Dutch Populist Leader Geert Wilders Steps Back from PM Race

Dutch anti-Islam populist leader Geert Wilders has withdrawn his candidacy for prime minister, despite his party’s significant victory in the 2023 elections.

In a statement on X, formerly Twitter, Wilders explained, “I can only become prime minister if ALL parties in the coalition support it. That was not the case.”

Although his Freedom Party (PVV) secured the highest number of votes in the previous year’s election, forming a coalition necessitated the support of other political parties.

Negotiations persist with three other parties to outline the composition of a new government.

The negotiator overseeing the latest discussions, which concluded on Tuesday, is scheduled to present his findings to parliament on Thursday.

“I would like a right-wing cabinet. Less asylum and immigration. Dutch people first. The love for my country and voters is great and more important than my own position,” Mr. Wilders wrote in his post on Wednesday evening.

Mr. Wilders, aged 60, has engaged in months-long discussions with the centre-right liberal VVD, New Social Contract (NSC), and BBB farmers’ parties in attempts to establish a coalition government.

This week, leaders of these three parties emphasized that they would only proceed if all four party leaders agreed to abstain from government roles, as reported by Dutch public broadcaster NOS.

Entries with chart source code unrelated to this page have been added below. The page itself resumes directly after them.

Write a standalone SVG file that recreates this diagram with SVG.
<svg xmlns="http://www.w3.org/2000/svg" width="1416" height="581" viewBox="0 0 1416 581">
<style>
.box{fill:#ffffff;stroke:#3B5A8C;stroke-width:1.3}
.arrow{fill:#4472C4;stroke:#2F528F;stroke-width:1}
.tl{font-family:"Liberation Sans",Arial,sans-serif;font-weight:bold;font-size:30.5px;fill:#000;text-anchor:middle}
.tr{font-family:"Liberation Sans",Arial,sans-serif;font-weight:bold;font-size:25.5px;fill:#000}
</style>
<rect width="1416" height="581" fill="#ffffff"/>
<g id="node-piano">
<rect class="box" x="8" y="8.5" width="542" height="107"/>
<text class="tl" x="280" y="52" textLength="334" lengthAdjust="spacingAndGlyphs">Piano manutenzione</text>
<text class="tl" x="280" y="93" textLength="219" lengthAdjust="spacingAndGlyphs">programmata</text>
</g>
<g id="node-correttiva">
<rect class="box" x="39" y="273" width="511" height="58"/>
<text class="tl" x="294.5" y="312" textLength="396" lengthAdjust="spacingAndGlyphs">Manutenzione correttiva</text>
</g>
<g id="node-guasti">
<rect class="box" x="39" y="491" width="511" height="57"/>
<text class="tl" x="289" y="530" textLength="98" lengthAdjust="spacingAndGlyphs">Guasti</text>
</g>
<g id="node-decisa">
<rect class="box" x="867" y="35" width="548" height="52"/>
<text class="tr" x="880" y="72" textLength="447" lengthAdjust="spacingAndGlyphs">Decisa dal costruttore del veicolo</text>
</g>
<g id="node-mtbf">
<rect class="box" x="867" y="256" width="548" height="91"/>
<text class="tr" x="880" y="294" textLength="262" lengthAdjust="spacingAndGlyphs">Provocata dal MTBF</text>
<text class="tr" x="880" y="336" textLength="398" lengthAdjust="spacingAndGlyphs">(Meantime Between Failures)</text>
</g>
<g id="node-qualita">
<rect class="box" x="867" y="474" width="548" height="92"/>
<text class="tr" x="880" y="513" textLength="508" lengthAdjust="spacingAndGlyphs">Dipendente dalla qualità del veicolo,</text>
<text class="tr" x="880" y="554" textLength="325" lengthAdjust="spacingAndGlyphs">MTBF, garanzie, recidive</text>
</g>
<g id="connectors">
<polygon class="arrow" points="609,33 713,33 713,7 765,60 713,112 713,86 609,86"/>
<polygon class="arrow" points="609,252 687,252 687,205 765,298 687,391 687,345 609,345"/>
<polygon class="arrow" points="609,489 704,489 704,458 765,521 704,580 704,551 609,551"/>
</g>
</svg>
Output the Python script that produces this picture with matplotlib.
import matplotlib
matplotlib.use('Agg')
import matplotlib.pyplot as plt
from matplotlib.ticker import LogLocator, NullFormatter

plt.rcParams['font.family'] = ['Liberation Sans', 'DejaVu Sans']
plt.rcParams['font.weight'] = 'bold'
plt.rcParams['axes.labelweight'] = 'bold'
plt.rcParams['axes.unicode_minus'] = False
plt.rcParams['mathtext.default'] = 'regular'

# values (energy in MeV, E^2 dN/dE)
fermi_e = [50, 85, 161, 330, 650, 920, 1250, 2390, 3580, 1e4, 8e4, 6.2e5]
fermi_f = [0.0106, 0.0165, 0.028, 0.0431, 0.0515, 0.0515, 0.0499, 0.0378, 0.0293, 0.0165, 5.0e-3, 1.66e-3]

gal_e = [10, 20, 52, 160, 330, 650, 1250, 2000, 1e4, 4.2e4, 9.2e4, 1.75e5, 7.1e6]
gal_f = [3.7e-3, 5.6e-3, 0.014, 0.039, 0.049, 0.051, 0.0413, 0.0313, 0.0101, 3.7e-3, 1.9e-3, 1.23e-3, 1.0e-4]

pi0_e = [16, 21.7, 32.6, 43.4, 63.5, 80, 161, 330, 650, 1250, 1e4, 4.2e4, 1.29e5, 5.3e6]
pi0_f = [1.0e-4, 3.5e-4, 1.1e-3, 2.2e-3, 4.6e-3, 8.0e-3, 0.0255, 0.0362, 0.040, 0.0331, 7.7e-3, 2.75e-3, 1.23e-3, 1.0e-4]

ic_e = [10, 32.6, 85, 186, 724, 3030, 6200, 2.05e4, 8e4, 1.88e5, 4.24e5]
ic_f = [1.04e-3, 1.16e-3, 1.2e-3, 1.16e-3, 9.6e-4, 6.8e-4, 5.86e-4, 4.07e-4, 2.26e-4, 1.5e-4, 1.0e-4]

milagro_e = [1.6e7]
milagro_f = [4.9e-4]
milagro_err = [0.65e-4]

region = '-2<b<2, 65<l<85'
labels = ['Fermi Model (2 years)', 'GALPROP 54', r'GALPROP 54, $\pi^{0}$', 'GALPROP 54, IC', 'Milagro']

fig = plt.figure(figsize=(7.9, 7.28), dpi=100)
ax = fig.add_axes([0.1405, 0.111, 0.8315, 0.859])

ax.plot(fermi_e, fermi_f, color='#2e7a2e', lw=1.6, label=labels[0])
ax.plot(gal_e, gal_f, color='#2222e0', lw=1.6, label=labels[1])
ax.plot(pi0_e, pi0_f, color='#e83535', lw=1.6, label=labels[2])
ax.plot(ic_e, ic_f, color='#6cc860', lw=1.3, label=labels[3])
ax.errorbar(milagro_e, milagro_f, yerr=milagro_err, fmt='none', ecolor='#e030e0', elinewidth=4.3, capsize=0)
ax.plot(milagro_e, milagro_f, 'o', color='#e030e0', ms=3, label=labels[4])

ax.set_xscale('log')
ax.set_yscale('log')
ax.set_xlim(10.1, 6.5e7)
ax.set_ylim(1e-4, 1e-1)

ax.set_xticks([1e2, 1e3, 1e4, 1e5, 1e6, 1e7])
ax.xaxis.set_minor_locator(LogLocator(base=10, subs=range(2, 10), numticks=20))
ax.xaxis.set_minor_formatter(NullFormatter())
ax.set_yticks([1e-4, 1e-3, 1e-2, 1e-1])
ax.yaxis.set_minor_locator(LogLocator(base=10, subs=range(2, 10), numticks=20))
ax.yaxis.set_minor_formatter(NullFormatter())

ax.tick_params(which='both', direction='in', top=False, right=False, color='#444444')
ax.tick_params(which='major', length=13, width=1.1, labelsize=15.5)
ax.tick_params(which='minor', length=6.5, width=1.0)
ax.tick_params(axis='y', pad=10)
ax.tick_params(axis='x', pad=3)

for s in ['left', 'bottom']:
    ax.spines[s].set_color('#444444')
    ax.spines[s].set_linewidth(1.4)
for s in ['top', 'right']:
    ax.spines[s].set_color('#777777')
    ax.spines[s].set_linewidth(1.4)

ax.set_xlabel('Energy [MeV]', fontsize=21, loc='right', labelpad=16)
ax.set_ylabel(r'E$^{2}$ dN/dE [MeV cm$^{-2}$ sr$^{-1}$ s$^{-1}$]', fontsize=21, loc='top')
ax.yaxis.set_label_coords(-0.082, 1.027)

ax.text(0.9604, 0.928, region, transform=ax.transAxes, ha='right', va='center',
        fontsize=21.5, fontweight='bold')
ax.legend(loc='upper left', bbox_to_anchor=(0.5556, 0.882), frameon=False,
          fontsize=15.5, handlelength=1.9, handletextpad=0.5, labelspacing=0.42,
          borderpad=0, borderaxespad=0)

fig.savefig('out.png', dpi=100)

It remains unclear whether a compromise figure for the prime minister’s position has emerged.

A parliamentary debate on this matter is anticipated on Thursday, coinciding with the presentation of findings by the individual facilitating discussions between the four parties, Kim Putters.

Speculations suggest that the parties may be willing to form a minority government with an “extra-parliamentary cabinet,” where none of the four party leaders would assume ministerial roles but would remain as MPs.

The distribution of the prime ministerial position and cabinet roles remains uncertain. With Mark Rutte’s 14-year tenure coming to an end, the subsequent Dutch government is likely to feature a more symbolic prime minister, with ministers possibly hailing from outside politics as well.

This model of governance is endorsed by New Social Contract leader Pieter Omtzigt and liberal VVD leader Dilan Yesilgöz. It would entail adherence to a concise policy agenda, granting greater authority to parliament, although specific operational details are yet to be defined.

According to Dutch media, the Netherlands has not witnessed a prime minister from a party other than the largest one in the government since the 1980s. Additionally, the last time a Dutch prime minister was not the leader of one of the governing parties dates back to 1918.

The victory of PVV last year not only caused a seismic shift in Dutch politics but also sent ripples across Europe, considering the Netherlands’ status as one of the founding members of what evolved into the European Union.